Job:
Each line that follows is to be retyped exactly.

Provided data:
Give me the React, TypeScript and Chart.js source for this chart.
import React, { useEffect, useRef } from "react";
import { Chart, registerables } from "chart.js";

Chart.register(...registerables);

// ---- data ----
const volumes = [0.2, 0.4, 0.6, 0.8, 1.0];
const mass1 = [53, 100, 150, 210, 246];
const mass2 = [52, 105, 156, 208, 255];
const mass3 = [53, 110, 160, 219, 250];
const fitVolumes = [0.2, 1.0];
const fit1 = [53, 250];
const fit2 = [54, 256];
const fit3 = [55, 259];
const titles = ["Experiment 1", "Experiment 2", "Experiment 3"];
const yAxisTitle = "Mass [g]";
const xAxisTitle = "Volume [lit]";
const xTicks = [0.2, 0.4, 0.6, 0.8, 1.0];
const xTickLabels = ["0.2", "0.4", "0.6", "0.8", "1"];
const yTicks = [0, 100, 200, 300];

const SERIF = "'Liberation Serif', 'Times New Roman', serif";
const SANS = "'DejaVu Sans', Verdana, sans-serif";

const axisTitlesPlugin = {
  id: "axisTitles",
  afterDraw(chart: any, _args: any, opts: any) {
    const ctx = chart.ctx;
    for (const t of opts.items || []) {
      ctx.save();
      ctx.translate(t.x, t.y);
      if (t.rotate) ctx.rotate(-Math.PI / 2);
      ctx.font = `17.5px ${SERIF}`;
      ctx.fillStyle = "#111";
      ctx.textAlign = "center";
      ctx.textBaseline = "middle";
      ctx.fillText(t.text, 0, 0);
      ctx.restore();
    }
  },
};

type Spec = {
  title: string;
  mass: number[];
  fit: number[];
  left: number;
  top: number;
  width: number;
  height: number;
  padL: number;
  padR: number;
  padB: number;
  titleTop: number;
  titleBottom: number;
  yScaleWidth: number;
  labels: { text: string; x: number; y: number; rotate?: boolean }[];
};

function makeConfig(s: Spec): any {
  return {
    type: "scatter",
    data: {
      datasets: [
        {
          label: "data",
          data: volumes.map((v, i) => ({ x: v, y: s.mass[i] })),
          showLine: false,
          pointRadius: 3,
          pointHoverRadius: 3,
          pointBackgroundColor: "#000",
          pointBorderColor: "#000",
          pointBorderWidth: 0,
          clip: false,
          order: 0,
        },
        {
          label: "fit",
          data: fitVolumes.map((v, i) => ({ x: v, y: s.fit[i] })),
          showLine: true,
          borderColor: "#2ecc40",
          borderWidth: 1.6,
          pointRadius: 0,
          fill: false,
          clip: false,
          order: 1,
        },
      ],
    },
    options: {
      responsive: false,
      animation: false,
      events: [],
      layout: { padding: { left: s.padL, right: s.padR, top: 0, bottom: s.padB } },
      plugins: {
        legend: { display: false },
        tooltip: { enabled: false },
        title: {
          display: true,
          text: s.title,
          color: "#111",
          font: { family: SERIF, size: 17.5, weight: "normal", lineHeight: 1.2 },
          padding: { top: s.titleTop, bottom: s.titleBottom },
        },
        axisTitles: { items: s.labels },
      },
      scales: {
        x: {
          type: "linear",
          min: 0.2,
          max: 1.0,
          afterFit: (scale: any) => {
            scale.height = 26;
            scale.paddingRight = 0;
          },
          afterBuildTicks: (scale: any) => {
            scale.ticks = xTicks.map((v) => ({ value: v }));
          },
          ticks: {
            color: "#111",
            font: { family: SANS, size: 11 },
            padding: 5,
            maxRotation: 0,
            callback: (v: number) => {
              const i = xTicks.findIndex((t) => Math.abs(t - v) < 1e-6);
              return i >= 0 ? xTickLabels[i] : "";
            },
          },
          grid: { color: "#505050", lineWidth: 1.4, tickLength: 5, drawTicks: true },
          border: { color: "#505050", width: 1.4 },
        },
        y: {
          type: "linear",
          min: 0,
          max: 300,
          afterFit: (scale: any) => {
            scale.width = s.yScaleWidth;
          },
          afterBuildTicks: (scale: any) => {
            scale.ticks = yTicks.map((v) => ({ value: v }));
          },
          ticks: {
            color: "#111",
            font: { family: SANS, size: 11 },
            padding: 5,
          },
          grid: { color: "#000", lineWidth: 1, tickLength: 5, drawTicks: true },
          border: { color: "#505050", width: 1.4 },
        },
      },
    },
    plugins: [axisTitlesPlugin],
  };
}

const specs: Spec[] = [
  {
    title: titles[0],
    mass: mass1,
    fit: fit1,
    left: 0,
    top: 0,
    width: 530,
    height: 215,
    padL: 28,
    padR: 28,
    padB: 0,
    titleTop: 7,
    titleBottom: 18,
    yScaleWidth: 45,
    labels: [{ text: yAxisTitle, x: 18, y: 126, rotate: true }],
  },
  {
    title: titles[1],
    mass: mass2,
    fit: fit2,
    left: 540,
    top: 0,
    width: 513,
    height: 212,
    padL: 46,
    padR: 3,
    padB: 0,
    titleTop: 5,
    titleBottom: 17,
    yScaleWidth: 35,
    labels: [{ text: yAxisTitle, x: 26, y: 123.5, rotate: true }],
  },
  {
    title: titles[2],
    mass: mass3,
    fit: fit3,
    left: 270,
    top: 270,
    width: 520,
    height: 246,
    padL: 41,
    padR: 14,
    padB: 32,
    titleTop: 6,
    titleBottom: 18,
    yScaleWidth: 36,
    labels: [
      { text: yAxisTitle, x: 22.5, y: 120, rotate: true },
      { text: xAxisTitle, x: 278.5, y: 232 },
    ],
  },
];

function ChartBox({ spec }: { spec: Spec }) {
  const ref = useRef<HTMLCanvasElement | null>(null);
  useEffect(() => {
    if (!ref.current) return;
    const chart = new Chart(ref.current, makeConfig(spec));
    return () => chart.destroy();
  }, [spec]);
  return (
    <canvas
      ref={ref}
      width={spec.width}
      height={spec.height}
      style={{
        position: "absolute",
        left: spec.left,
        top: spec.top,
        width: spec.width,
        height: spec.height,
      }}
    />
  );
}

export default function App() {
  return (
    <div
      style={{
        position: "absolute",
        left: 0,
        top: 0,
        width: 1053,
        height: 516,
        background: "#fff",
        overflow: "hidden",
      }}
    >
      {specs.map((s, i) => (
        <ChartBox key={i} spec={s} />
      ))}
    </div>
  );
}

The completed task:
Give me the React, TypeScript and Chart.js source for this chart.
import React, { useEffect, useRef } from "react";
import { Chart, registerables } from "chart.js";

Chart.register(...registerables);

// ---- data ----
const volumes = [0.2, 0.4, 0.6, 0.8, 1.0];
const mass1 = [53, 100, 150, 210, 246];
const mass2 = [52, 105, 156, 208, 255];
const mass3 = [53, 110, 160, 219, 250];
const fitVolumes = [0.2, 1.0];
const fit1 = [53, 250];
const fit2 = [54, 256];
const fit3 = [55, 259];
const titles = ["Experiment 1", "Experiment 2", "Experiment 3"];
const yAxisTitle = "Mass [g]";
const xAxisTitle = "Volume [lit]";
const xTicks = [0.2, 0.4, 0.6, 0.8, 1.0];
const xTickLabels = ["0.2", "0.4", "0.6", "0.8", "1"];
const yTicks = [0, 100, 200, 300];

const SERIF = "'Liberation Serif', 'Times New Roman', serif";
const SANS = "'DejaVu Sans', Verdana, sans-serif";

const axisTitlesPlugin = {
  id: "axisTitles",
  afterDraw(chart: any, _args: any, opts: any) {
    const ctx = chart.ctx;
    for (const t of opts.items || []) {
      ctx.save();
      ctx.translate(t.x, t.y);
      if (t.rotate) ctx.rotate(-Math.PI / 2);
      ctx.font = `17.5px ${SERIF}`;
      ctx.fillStyle = "#111";
      ctx.textAlign = "center";
      ctx.textBaseline = "middle";
      ctx.fillText(t.text, 0, 0);
      ctx.restore();
    }
  },
};

type Spec = {
  title: string;
  mass: number[];
  fit: number[];
  left: number;
  top: number;
  width: number;
  height: number;
  padL: number;
  padR: number;
  padB: number;
  titleTop: number;
  titleBottom: number;
  yScaleWidth: number;
  labels: { text: string; x: number; y: number; rotate?: boolean }[];
};

function makeConfig(s: Spec): any {
  return {
    type: "scatter",
    data: {
      datasets: [
        {
          label: "data",
          data: volumes.map((v, i) => ({ x: v, y: s.mass[i] })),
          showLine: false,
          pointRadius: 3,
          pointHoverRadius: 3,
          pointBackgroundColor: "#000",
          pointBorderColor: "#000",
          pointBorderWidth: 0,
          clip: false,
          order: 0,
        },
        {
          label: "fit",
          data: fitVolumes.map((v, i) => ({ x: v, y: s.fit[i] })),
          showLine: true,
          borderColor: "#2ecc40",
          borderWidth: 1.6,
          pointRadius: 0,
          fill: false,
          clip: false,
          order: 1,
        },
      ],
    },
    options: {
      responsive: false,
      animation: false,
      events: [],
      layout: { padding: { left: s.padL, right: s.padR, top: 0, bottom: s.padB } },
      plugins: {
        legend: { display: false },
        tooltip: { enabled: false },
        title: {
          display: true,
          text: s.title,
          color: "#111",
          font: { family: SERIF, size: 17.5, weight: "normal", lineHeight: 1.2 },
          padding: { top: s.titleTop, bottom: s.titleBottom },
        },
        axisTitles: { items: s.labels },
      },
      scales: {
        x: {
          type: "linear",
          min: 0.2,
          max: 1.0,
          afterFit: (scale: any) => {
            scale.height = 26;
            scale.paddingRight = 0;
          },
          afterBuildTicks: (scale: any) => {
            scale.ticks = xTicks.map((v) => ({ value: v }));
          },
          ticks: {
            color: "#111",
            font: { family: SANS, size: 11 },
            padding: 5,
            maxRotation: 0,
            callback: (v: number) => {
              const i = xTicks.findIndex((t) => Math.abs(t - v) < 1e-6);
              return i >= 0 ? xTickLabels[i] : "";
            },
          },
          grid: { color: "#505050", lineWidth: 1.4, tickLength: 5, drawTicks: true },
          border: { color: "#505050", width: 1.4 },
        },
        y: {
          type: "linear",
          min: 0,
          max: 300,
          afterFit: (scale: any) => {
            scale.width = s.yScaleWidth;
          },
          afterBuildTicks: (scale: any) => {
            scale.ticks = yTicks.map((v) => ({ value: v }));
          },
          ticks: {
            color: "#111",
            font: { family: SANS, size: 11 },
            padding: 5,
          },
          grid: { color: "#000", lineWidth: 1, tickLength: 5, drawTicks: true },
          border: { color: "#505050", width: 1.4 },
        },
      },
    },
    plugins: [axisTitlesPlugin],
  };
}

const specs: Spec[] = [
  {
    title: titles[0],
    mass: mass1,
    fit: fit1,
    left: 0,
    top: 0,
    width: 530,
    height: 215,
    padL: 28,
    padR: 28,
    padB: 0,
    titleTop: 7,
    titleBottom: 18,
    yScaleWidth: 45,
    labels: [{ text: yAxisTitle, x: 18, y: 126, rotate: true }],
  },
  {
    title: titles[1],
    mass: mass2,
    fit: fit2,
    left: 540,
    top: 0,
    width: 513,
    height: 212,
    padL: 46,
    padR: 3,
    padB: 0,
    titleTop: 5,
    titleBottom: 17,
    yScaleWidth: 35,
    labels: [{ text: yAxisTitle, x: 26, y: 123.5, rotate: true }],
  },
  {
    title: titles[2],
    mass: mass3,
    fit: fit3,
    left: 270,
    top: 270,
    width: 520,
    height: 246,
    padL: 41,
    padR: 14,
    padB: 32,
    titleTop: 6,
    titleBottom: 18,
    yScaleWidth: 36,
    labels: [
      { text: yAxisTitle, x: 22.5, y: 120, rotate: true },
      { text: xAxisTitle, x: 278.5, y: 232 },
    ],
  },
];

function ChartBox({ spec }: { spec: Spec }) {
  const ref = useRef<HTMLCanvasElement | null>(null);
  useEffect(() => {
    if (!ref.current) return;
    const chart = new Chart(ref.current, makeConfig(spec));
    return () => chart.destroy();
  }, [spec]);
  return (
    <canvas
      ref={ref}
      width={spec.width}
      height={spec.height}
      style={{
        position: "absolute",
        left: spec.left,
        top: spec.top,
        width: spec.width,
        height: spec.height,
      }}
    />
  );
}

export default function App() {
  return (
    <div
      style={{
        position: "absolute",
        left: 0,
        top: 0,
        width: 1053,
        height: 516,
        background: "#fff",
        overflow: "hidden",
      }}
    >
      {specs.map((s, i) => (
        <ChartBox key={i} spec={s} />
      ))}
    </div>
  );
}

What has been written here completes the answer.